It’s rare that a game polarises both gamers and critics the way I Am Alive has. From 9.0’s to 4.0’s, Ubisoft Shanghai’s action adventure title has undoubtedly put the gaming community in an argumentative spin.
Focusing on your protagonist’s search for his family, it is a title that will have you covering a ravaged town, after the unexplained major disaster known only as ‘The Event.’ From there, you will be shimmying pipes, slitting throats and piggybacking small children. Yep, this guy can do it all.
Few games convincingly emanate the feeling of desperation, despair and the ultimate drive for survival the way I Am Alive does. This is not an experience that will have you blowing any poor fool’s head off, but rather scrounging for those precious bullets so you can avoid the Grim Reaper if, and when it all starts hitting the fan.
This desperation is amplified all the more by NPC’s scattered around the city, most on death’s doorstep or brutally injured. Oftentimes they will demand the most critical items in your inventory, like major health packs or refills for your stamina. Morality has been a recurring theme amongst this generation, allowing you to change how your character looks, feels and completes their journey. I Am Alive however, preys on your most primal instincts more than any other experience in recent memory. Do you help a dying civilian, or would you rather horde your health pack for yourself? You know, just in case.
That’s not a knife…
With the subconscious knowledge of your new-found desolate landscape, initial encounters become truly terrifying. You will be forced to quickly establish the tough guys amongst the weaklings and action your plan of attack, all while trying to avoid fatal injuries or a bullet to the face.
Despite it all however, it’s not long before you develop a basic and consistent rhythm for survival in this deadly environment. Surprise kill the first thug, shoot anyone else with a gun and then simply pick off any remaining stragglers, one at a time. Sure, your heart rate will still be pumping, but if you’re prepared, there is always a high likelihood you will be walking away relatively unscathed.
Unless you have the trigger finger of Steven Seagal, it’s unlikely that you will ever need to stray too far from the formula, or not possess enough ammunition to get out of a particularly sticky situation, especially once you obtain and start making the most out of your trusty bow. By the time the final hours rolled round, I had amassed eight bullets and numerous health-packs in my backpack, ultimately destroying any tension that should have been a dominant concern. Instead, I roamed the city, ready to pop caps into anybody who was stupid enough to cross me.

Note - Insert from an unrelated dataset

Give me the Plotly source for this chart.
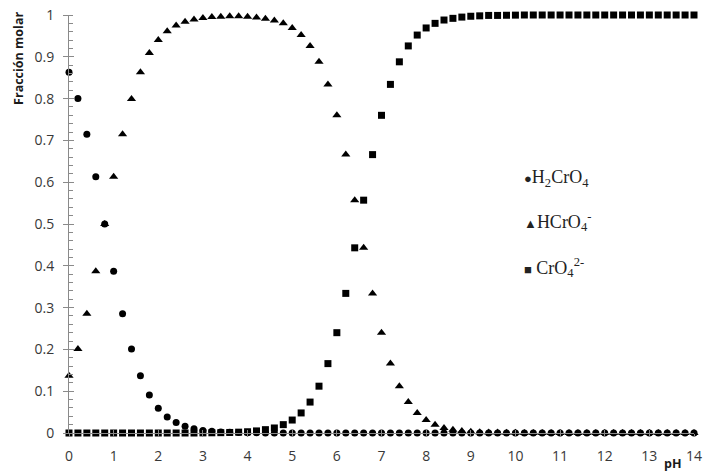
import plotly.graph_objects as go

ph = [0.0, 0.2, 0.4, 0.6, 0.8, 1.0, 1.2, 1.4, 1.6, 1.8,
      2.0, 2.2, 2.4, 2.6, 2.8, 3.0, 3.2, 3.4, 3.6, 3.8,
      4.0, 4.2, 4.4, 4.6, 4.8, 5.0, 5.2, 5.4, 5.6, 5.8,
      6.0, 6.2, 6.4, 6.6, 6.8, 7.0, 7.2, 7.4, 7.6, 7.8,
      8.0, 8.2, 8.4, 8.6, 8.8, 9.0, 9.2, 9.4, 9.6, 9.8,
      10.0, 10.2, 10.4, 10.6, 10.8, 11.0, 11.2, 11.4, 11.6, 11.8,
      12.0, 12.2, 12.4, 12.6, 12.8, 13.0, 13.2, 13.4, 13.6, 13.8,
      14.0]

h2cro4 = [0.863, 0.800, 0.715, 0.613, 0.500, 0.387, 0.285, 0.201, 0.137, 0.091,
          0.059, 0.038, 0.025, 0.016, 0.010, 0.006, 0.004, 0.0025, 0.0016, 0.001,
          0.0006, 0.0004, 0.0002, 0.0001, 0, 0, 0, 0, 0, 0,
          0, 0, 0, 0, 0, 0, 0, 0, 0, 0,
          0, 0, 0, 0, 0, 0, 0, 0, 0, 0,
          0, 0, 0, 0, 0, 0, 0, 0, 0, 0,
          0, 0, 0, 0, 0, 0, 0, 0, 0, 0,
          0]

hcro4 = [0.137, 0.201, 0.285, 0.387, 0.500, 0.613, 0.715, 0.799, 0.863, 0.909,
         0.940, 0.961, 0.975, 0.984, 0.989, 0.993, 0.995, 0.996, 0.997, 0.997,
         0.996, 0.994, 0.991, 0.987, 0.980, 0.969, 0.952, 0.926, 0.888, 0.834,
         0.760, 0.666, 0.557, 0.443, 0.334, 0.240, 0.166, 0.112, 0.074, 0.048,
         0.031, 0.020, 0.012, 0.008, 0.005, 0.003, 0.002, 0.001, 0.001, 0.0006,
         0.0003, 0, 0, 0, 0, 0, 0, 0, 0, 0,
         0, 0, 0, 0, 0, 0, 0, 0, 0, 0,
         0]

cro4 = [0, 0, 0, 0, 0, 0, 0, 0, 0, 0,
        0, 0, 0, 0, 0, 0.0003, 0.0005, 0.0008, 0.0013, 0.002,
        0.003, 0.005, 0.008, 0.012, 0.020, 0.031, 0.048, 0.074, 0.112, 0.166,
        0.240, 0.334, 0.443, 0.557, 0.666, 0.760, 0.834, 0.888, 0.926, 0.952,
        0.969, 0.980, 0.988, 0.992, 0.995, 0.997, 0.998, 0.999, 0.999, 0.9994,
        0.9997, 1, 1, 1, 1, 1, 1, 1, 1, 1,
        1, 1, 1, 1, 1, 1, 1, 1, 1, 1,
        1]

legend_labels = ["H<sub>2</sub>CrO<sub>4</sub>",
                 "HCrO<sub>4</sub><sup>-</sup>",
                 " CrO<sub>4</sub><sup>2-</sup>"]
legend_glyphs = ["●", "▲", "■"]

AXC = "#8a8a8a"
TXT = "#383838"

fig = go.Figure()
fig.add_trace(go.Scatter(x=ph, y=cro4, mode="markers", name="CrO4",
                         marker=dict(symbol="square", size=7, color="black"),
                         cliponaxis=False, showlegend=False))
fig.add_trace(go.Scatter(x=ph, y=hcro4, mode="markers", name="HCrO4",
                         marker=dict(symbol="triangle-up", size=8, color="black"),
                         cliponaxis=False, showlegend=False))
fig.add_trace(go.Scatter(x=ph, y=h2cro4, mode="markers", name="H2CrO4",
                         marker=dict(symbol="circle", size=7, color="black"),
                         cliponaxis=False, showlegend=False))
# empty trace to activate the overlay axes that draw the inner half of crossing ticks
fig.add_trace(go.Scatter(x=[], y=[], xaxis="x2", yaxis="y2", showlegend=False))

fig.update_layout(
    width=704, height=472,
    margin=dict(l=61, r=18, t=7, b=47, autoexpand=False),
    paper_bgcolor="white", plot_bgcolor="white",
    font=dict(family="Open Sans", size=14, color=TXT),
    xaxis=dict(range=[0, 14], dtick=1, tick0=0, showgrid=False, zeroline=False,
               showline=True, linecolor=AXC, linewidth=1, automargin=False,
               ticks="outside", ticklen=3, tickcolor=AXC, ticklabeloverflow="allow",
               ticklabelstandoff=7, tickfont=dict(family="Open Sans", size=14, color=TXT)),
    yaxis=dict(range=[0, 1], dtick=0.1, tick0=0, showgrid=False, zeroline=False,
               showline=True, linecolor=AXC, linewidth=1, automargin=False,
               ticks="outside", ticklen=5, tickcolor=AXC, ticklabeloverflow="allow",
               ticklabelstandoff=6, tickfont=dict(family="Open Sans", size=14, color=TXT),
               minor=dict(dtick=0.02, ticks="inside", ticklen=4, tickcolor=AXC, showgrid=False)),
    xaxis2=dict(range=[0, 14], dtick=1, tick0=0, overlaying="x", anchor="y", side="bottom",
                showgrid=False, zeroline=False, showline=False, showticklabels=False,
                automargin=False, ticks="inside", ticklen=3, tickcolor=AXC),
    yaxis2=dict(range=[0, 1], dtick=0.1, tick0=0, overlaying="y", anchor="x", side="left",
                showgrid=False, zeroline=False, showline=False, showticklabels=False,
                automargin=False, ticks="inside", ticklen=5, tickcolor=AXC),
)

# axis titles
fig.add_annotation(text="<b>Fracción molar</b>", xref="paper", yref="paper",
                   x=-0.08, y=0.895, xanchor="center", yanchor="middle", textangle=-90,
                   showarrow=False, font=dict(family="Open Sans", size=12.5, color="#1a1a1a"))
fig.add_annotation(text="<b>pH</b>", xref="paper", yref="paper",
                   x=0.965, y=-0.074, xanchor="center", yanchor="middle",
                   showarrow=False, font=dict(family="Open Sans", size=12.5, color="#1a1a1a"))

# legend rows
ys = [0.61, 0.505, 0.397]
for glyph, lab, yy in zip(legend_glyphs, legend_labels, ys):
    fig.add_annotation(
        text='<span style="font-size:13px">' + glyph + '</span>' + lab,
        xref="paper", yref="paper", x=0.724, y=yy, xanchor="left", yanchor="middle",
        showarrow=False, font=dict(family="Liberation Serif", size=18, color="#222222"))

fig.write_html("out.html")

Combat also brings one of I Am Alive’s most destructive flaws to light – it’s terribly designed damage system. Early into the game’s campaign, I had gotten myself so injured that red tinges filled the edges of my screen, instantaneously muting the world around me. A direct result of nearing death, it was as though someone had thrown a pair of fluffy ear muffs around my head, only nowhere near as ‘cute’ and ten times more annoying.
While it might sound like a nifty mechanic, the game became so muffled that it completely cancelled out every other sound present, including in-game dialogue; completely derailing any indication of the next objective. I’m all for realism in video games, but when I’m forced to wade through menus and turn subtitles on just to understand what is happening directly in front of me, that’s not realism, that’s bad game design.
Does whatever a spider can
After action franchises like Uncharted popularized the belief that our everyday heroes can fly through the air and scale buildings like Toby Maguire in blue and red spandex, I Am Alive’s approach to traversal is instantly refreshing in its execution. Almost every action you make; from running, to making your way through scaffolding, will burn your all-important stamina bar. Take too long to reach a point of reprieve and your stamina will completely deplete, allowing gravity to do the rest and place you straight onto the death express.
The reliance on stamina transforms itself into a very interesting and tense mechanic, yet is still disappointingly undercut by I Am Alive’s core progression mechanic – trial by death. Too often you will be uncertain of the exact route to take, wasting precious resources, time and most importantly, lives, until you master the most direct path.
Climbing is further hampered by occasionally frustrating controls. Overly sensitive button and stick responses or conversely, failure to register your exact input desire can quite often lead towards unintended peril. For a game that attempts to make your survival dependent on precious seconds, it can turn proceedings insanely frustrating.
It’s a sentiment that is echoed through the entirety of I Am Alive’s design. While Ubisoft Shanghai has presented an experience that presents new ideas woven amongst an interesting landscape, it’s still a fairly unattractive game, wrapped in what feels like undercooked base mechanics. The brief six hour campaign might prevent the game from outstaying its welcome, but I Am Alive remains a shining example of unrealised game design.
I unashamedly enjoyed the time I spent in this modernised wasteland, it just simply left me wanting more, as I wondered what could have been.